A brand should conduct a formal review of its brand voice at least once a year or whenever there is a significant shift in its Brand Positioning Strategy. However, you should be continuously monitoring its performance and making small refinements based on audience feedback and performance data.
3. Can a brand have multiple brand voices?
No, a brand should have only one core brand voice. However, a large company with distinct sub-brands might develop unique (but related) voices for each. For example, Google’s overall voice is different from the voice of its Waymo sub-brand. This is a matter of Brand Architecture.
4. How does brand voice impact SEO?
While brand voice itself isn’t a direct ranking factor, it has a significant indirect impact on SEO. A clear and engaging voice improves user experience metrics like time on page and bounce rate. A consistent voice also helps in naturally incorporating keywords in a way that resonates with your target audience, improving relevance.
5. How can I train my team on our brand voice?
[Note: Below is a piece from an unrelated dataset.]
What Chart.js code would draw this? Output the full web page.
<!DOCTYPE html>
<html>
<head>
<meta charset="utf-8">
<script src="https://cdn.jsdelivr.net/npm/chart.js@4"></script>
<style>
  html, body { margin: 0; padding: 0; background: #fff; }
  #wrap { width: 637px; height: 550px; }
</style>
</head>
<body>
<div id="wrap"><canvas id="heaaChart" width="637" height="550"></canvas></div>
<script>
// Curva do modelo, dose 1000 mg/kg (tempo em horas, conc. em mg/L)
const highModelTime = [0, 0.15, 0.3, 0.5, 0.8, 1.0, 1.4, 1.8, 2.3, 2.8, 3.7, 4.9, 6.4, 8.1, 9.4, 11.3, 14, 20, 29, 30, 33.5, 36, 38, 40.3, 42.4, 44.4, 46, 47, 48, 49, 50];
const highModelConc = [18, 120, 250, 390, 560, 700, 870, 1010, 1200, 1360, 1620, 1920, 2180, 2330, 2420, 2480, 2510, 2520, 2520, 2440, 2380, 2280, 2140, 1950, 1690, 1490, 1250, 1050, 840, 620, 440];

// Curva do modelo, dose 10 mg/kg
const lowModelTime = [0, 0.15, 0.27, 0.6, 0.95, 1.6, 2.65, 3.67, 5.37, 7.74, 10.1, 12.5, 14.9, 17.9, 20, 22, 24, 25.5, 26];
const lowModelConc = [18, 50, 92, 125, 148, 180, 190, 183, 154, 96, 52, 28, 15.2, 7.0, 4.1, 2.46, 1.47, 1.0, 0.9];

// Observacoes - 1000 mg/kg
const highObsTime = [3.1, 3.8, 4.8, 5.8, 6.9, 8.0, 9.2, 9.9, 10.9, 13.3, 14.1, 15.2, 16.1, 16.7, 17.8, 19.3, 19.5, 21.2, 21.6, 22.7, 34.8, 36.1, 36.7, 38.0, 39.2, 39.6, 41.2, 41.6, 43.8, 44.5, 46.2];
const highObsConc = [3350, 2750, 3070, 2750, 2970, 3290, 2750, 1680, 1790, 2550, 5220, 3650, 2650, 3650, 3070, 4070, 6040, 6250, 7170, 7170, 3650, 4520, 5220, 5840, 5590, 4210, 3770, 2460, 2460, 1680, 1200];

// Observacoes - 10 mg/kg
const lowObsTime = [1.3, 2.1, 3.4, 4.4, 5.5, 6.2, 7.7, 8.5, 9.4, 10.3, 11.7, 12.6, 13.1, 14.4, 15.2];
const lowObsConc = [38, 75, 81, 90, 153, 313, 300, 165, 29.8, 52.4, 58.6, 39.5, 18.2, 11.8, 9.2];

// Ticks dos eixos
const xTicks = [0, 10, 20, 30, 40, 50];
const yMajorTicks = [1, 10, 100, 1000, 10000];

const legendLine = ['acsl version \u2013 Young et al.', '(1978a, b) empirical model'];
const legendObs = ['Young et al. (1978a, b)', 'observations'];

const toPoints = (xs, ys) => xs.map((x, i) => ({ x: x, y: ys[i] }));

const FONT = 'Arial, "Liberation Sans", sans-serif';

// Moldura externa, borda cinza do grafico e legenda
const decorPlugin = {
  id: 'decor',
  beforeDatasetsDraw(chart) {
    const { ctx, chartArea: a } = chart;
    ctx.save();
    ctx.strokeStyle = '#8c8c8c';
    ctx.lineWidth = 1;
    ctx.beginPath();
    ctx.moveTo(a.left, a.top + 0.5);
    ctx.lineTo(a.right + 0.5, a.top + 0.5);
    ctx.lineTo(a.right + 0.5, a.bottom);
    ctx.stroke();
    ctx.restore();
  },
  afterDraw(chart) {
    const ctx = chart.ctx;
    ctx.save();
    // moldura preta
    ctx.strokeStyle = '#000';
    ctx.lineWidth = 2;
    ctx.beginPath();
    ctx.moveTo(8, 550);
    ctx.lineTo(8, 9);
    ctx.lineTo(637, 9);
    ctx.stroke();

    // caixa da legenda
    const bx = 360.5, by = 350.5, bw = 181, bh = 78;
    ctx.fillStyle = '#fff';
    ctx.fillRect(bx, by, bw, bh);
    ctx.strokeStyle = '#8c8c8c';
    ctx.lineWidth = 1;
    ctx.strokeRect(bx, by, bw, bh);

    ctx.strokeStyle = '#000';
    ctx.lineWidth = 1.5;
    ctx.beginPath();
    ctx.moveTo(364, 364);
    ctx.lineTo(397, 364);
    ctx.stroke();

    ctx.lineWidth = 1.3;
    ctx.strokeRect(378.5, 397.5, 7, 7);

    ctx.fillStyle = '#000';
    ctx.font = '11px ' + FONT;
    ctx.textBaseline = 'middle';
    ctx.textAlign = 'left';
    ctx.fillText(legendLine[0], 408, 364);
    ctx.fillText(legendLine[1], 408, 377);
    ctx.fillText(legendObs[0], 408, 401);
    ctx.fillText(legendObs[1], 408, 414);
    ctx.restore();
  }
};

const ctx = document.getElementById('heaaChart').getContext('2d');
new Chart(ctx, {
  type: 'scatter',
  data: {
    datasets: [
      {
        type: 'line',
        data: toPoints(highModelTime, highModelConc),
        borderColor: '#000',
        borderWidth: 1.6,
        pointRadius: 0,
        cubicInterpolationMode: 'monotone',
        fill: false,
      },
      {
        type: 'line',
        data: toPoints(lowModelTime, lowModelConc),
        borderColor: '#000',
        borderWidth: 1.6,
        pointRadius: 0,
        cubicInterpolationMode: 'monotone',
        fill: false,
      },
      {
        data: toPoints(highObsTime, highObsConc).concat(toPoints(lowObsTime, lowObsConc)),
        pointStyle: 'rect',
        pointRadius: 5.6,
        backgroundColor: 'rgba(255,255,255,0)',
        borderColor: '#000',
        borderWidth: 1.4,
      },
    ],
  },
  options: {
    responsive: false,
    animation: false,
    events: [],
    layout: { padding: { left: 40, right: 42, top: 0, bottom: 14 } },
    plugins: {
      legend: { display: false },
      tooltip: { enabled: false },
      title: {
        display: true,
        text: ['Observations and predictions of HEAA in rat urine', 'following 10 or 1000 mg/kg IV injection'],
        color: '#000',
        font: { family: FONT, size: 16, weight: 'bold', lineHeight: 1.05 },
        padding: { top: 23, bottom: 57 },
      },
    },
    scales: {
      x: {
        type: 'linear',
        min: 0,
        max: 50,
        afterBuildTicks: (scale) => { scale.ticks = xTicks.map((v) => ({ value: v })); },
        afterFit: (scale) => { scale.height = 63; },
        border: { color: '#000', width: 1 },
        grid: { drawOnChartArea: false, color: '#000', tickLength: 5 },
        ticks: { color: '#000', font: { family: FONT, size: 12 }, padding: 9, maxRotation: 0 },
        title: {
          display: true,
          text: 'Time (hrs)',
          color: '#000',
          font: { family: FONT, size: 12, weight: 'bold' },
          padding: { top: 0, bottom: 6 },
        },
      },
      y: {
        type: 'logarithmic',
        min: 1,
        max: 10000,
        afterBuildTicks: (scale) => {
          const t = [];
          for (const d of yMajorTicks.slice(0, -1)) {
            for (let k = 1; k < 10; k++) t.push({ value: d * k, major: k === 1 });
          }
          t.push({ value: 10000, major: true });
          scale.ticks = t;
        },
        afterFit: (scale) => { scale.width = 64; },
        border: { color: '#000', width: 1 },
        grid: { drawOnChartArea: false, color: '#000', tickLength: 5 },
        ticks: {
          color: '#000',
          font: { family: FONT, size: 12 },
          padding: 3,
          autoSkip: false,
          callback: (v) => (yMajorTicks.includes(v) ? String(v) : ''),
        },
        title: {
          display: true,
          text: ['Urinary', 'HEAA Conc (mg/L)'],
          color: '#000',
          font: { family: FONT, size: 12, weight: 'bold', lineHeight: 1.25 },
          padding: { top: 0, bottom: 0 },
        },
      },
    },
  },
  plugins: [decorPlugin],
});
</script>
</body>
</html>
The best way is through a combination of a clear, well-documented Brand Voice Guide, interactive workshops with practical exercises, providing templates for common communications, and appointing a “voice guardian” who can provide ongoing feedback and coaching.
6. What are some common mistakes to avoid when developing a brand voice?
Common mistakes include: being inconsistent across channels, trying to copy a competitor’s voice instead of finding your own, being overly trendy (which dates quickly), failing to document the voice in a guide, and having a voice that doesn’t align with the brand’s core values.
7. How does brand voice apply to visual content?
Brand voice applies to visual content through mood, style, and subject matter. A brand with a playful voice might use bright colors and dynamic, candid photography. A brand with a minimalist voice will use clean lines, lots of white space, and carefully composed imagery. The visual style should evoke the same feeling as the written words.
8. Can my personal brand have a brand voice?
Yes, a Personal Brand Strategy absolutely requires a defined brand voice. It’s how you communicate your expertise, personality, and values consistently across platforms like LinkedIn, your personal website, and public speaking engagements.
9. How do you maintain a brand voice with user-generated content (UGC)?
You don’t control the voice of UGC, but you can influence it. By consistently projecting your own brand voice, you encourage your community to interact in a similar style. When you feature UGC, you can frame it with your own on-brand captions, integrating it into your narrative.
10. Where can I find good examples of brand voice?
Look at brands known for strong personalities. For humor, check out Wendy’s or Duolingo on Twitter. For inspiration, look at Nike or Patagonia. For helpfulness and clarity, look at Mailchimp or HubSpot. Analyzing these Digital Marketing Success Stories can provide valuable insights for developing your own voice.